Autre message balancé pendant ces Trans Musicales : les géographies musicales sont désormais brouillées comme jamais. La prochaine révolution R&B ne viendra peut-être pas des Etats-Unis, comme il est de coutume, mais plutôt du continent africain. Dès le jeudi c’est l’Angolaise Pongo – chanteuse éphémère de Buraka Som Sistema – qui le démontrait. Le lendemain ce sera à la Kenyane Muthoni Drummer Queen – costume de scène flashy, chorégraphies impeccables – de faire passer le frisson du futur.

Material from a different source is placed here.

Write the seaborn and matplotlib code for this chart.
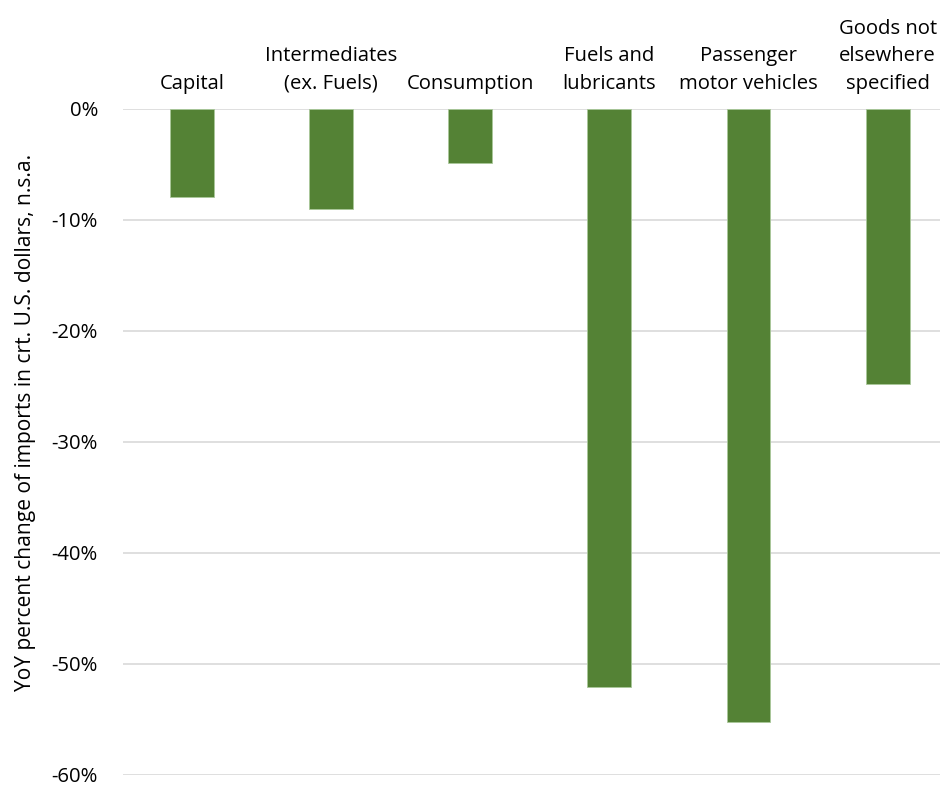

Avec chaque fois, une certitude : l’Afrique peut produire ses Beyoncé et Missy Elliott, les manufacturer, mais surtout les faire déferler sur le globe.

Si l’on veut saisir ce qui se joue la nuit quand les lumières des Hall du Parc Expo scintillent, il faut prendre l’exemple de cette soirée du vendredi 7 décembre entre 21h et 7h30 du matin : le public a pu vibrer à l’unisson sur le jazz avant-gardiste et mélodique d’un Chicagoan à bonnet rouge et trompette (Ben Lamar Gay) puis scotcher sur la musique sacrée des Arméniens de The Naghash Ensemble. Même étonnement quand certains découvrent que la nouvelle electro made in France sait mettre à égalité, son, lumière et spectacle (Ouai Stéphane, Dombrance, Atoem) voire transformer les immenses espaces de festival en dancefloors intimes à la berlinoise où défilent les messages des combats LGBT (La Fraicheur). Le résultat de ces pas de côtés ? L’impression que la musique n’a jamais été aussi calée sur la pulsation du monde.